Many Democrats remain doubtful that they’ll ultimately be able to get Manchin on board with the scale of climate investments they want. Majority Whip Dick Durbin said Tuesday he was unsure of how the party-line bill would treat climate change.
“I hope that there are areas — I think there are areas — where we can find some agreement,” Durbin told reporters. “There are some things he doesn’t agree with — clean electricity is one of them.”
Privately, Democrats are scrambling to produce something big that can win Manchin’s vote. One environmental advocate close to the negotiations told POLITICO a “Plan C” on climate change could involve pouring tons more money into grants, loan guarantees and other programs aimed at curbing emissions.
Sen. Jon Tester (D-Mont.) said that plowing more money into research and development could do the trick: “There are things that make a big difference that Joe would agree to.” And Sen. Angus King (I-Maine) said that increasing energy storage could be feasible to Manchin.
“He’s been more receptive to climate-related legislation this year than I expected given [he’s from] a coal state and all that history,” King said.
That still leaves Democratic leaders with a dilemma, since backing a deal that leans heavily on voluntary and research programs almost surely will disappoint climate advocates on and off the Hill. Dozens of Democrats have vowed for months to oppose legislation insufficiently strong on climate provisions under the tagline of “no climate, no deal.”
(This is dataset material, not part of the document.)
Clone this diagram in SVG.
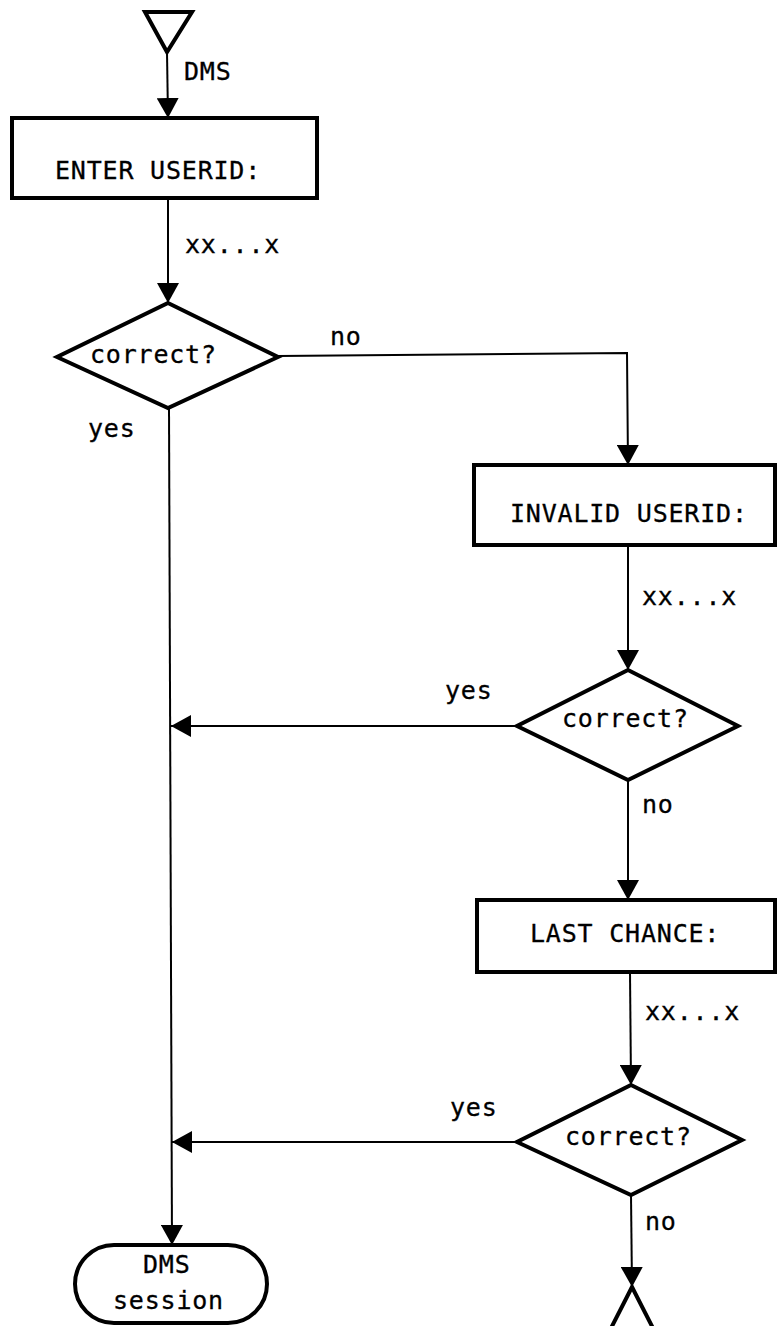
<svg xmlns="http://www.w3.org/2000/svg" width="777" height="1326" viewBox="0 0 777 1326">
  <defs>
    <marker id="arrow" markerUnits="userSpaceOnUse" markerWidth="22" markerHeight="22" refX="20" refY="11" orient="auto" viewBox="0 0 22 22">
      <path d="M0,0 L20,11 L0,22 Z" fill="#000"/>
    </marker>
    <style>
      .shape { fill: #fff; stroke: #000; stroke-width: 4; stroke-linejoin: miter; }
      .conn { fill: none; stroke: #000; stroke-width: 2; }
      .lbl { font-family: "DejaVu Sans Mono", "Liberation Mono", monospace; font-size: 25px; letter-spacing: 0.8px; fill: #000; stroke: #000; stroke-width: 0.3; }
    </style>
  </defs>
  <rect x="0" y="0" width="777" height="1326" fill="#fff"/>

  <g id="connectors">
    <path class="conn" d="M167,52 L168,118" marker-end="url(#arrow)"/>
    <path class="conn" d="M168,198 L168,303" marker-end="url(#arrow)"/>
    <path class="conn" d="M278,356 L627,353 L628,465" marker-end="url(#arrow)"/>
    <path class="conn" d="M628,545 L628,670" marker-end="url(#arrow)"/>
    <path class="conn" d="M517,726 L171,726" marker-end="url(#arrow)"/>
    <path class="conn" d="M628,780 L628,900" marker-end="url(#arrow)"/>
    <path class="conn" d="M630,972 L631,1085" marker-end="url(#arrow)"/>
    <path class="conn" d="M517,1142 L172,1142" marker-end="url(#arrow)"/>
    <path class="conn" d="M631,1195 L632,1287" marker-end="url(#arrow)"/>
    <path class="conn" d="M169,408 L172,1245" marker-end="url(#arrow)"/>
    <text class="lbl" x="184" y="80">DMS</text>
    <text class="lbl" x="185" y="253">xx...x</text>
    <text class="lbl" x="330" y="345">no</text>
    <text class="lbl" x="88" y="437">yes</text>
    <text class="lbl" x="642" y="605">xx...x</text>
    <text class="lbl" x="445" y="699">yes</text>
    <text class="lbl" x="642" y="813">no</text>
    <text class="lbl" x="645" y="1020">xx...x</text>
    <text class="lbl" x="450" y="1116">yes</text>
    <text class="lbl" x="645" y="1230">no</text>
  </g>

  <g id="start">
    <polygon class="shape" points="145,12 192,12 167,52" stroke-width="3"/>
  </g>

  <g id="enter-userid">
    <rect class="shape" x="12" y="118" width="305" height="80"/>
    <text class="lbl" x="55" y="179">ENTER USERID:</text>
  </g>

  <g id="check1">
    <polygon class="shape" points="168,303 278,357 168,408 57,357"/>
    <text class="lbl" x="90" y="363">correct?</text>
  </g>

  <g id="invalid-userid">
    <rect class="shape" x="474" y="465" width="301" height="80"/>
    <text class="lbl" x="510" y="522">INVALID USERID:</text>
  </g>

  <g id="check2">
    <polygon class="shape" points="628,670 738,726 628,780 517,726"/>
    <text class="lbl" x="562" y="727">correct?</text>
  </g>

  <g id="last-chance">
    <rect class="shape" x="477" y="900" width="298" height="72"/>
    <text class="lbl" x="530" y="942">LAST CHANCE:</text>
  </g>

  <g id="check3">
    <polygon class="shape" points="631,1085 742,1140 631,1195 517,1142"/>
    <text class="lbl" x="565" y="1145">correct?</text>
  </g>

  <g id="end-connector">
    <polygon class="shape" points="632,1287 659,1340 605,1340" stroke-width="3"/>
  </g>

  <g id="dms-session">
    <rect class="shape" x="75" y="1245" width="192" height="78" rx="39" ry="39"/>
    <text class="lbl" x="143" y="1273">DMS</text>
    <text class="lbl" x="113" y="1309">session</text>
  </g>
</svg>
Beyond the scientific realities, though, lie political ones. Democrats are anxious for Biden to show up at global climate negotiations in early November with proof the U.S. can be counted on to follow through on its emissions-combating commitments. The fear is that, without a national program for clean electricity or an economy-wide carbon tax, other nations won’t buy the president’s rhetoric.
Sen. Chris Murphy (D-Conn.) said this week that he can’t support a reconciliation bill without a climate component. But he contended that his party can still go big without a carbon tax or a new major clean energy transition program, by increasing tax incentives for clean energy and using “other taxing powers beyond a broad carbon tax.”
Sen. Chris Coons (D-Del.), who co-chairs the bipartisan Senate Climate Solution Caucus, said that Democrats are having “purposeful conversations this week” aimed at hashing out “the most possible path forward.”
Manchin has been urging the House to pass the Senate’s bipartisan infrastructure bill, which pours billions into climate resiliency. He says if that can pass before Biden heads to the Glasgow climate talks, it will demonstrate to the world that the U.S. is serious.
But many Democrats say that’s not enough.
“Resiliency is not a solution; resiliency is treatment. If you have heart disease, yes, you need treatment for that. But it’s better off to have a healthy heart,” Heinrich said. “And that’s what climate policy is about.”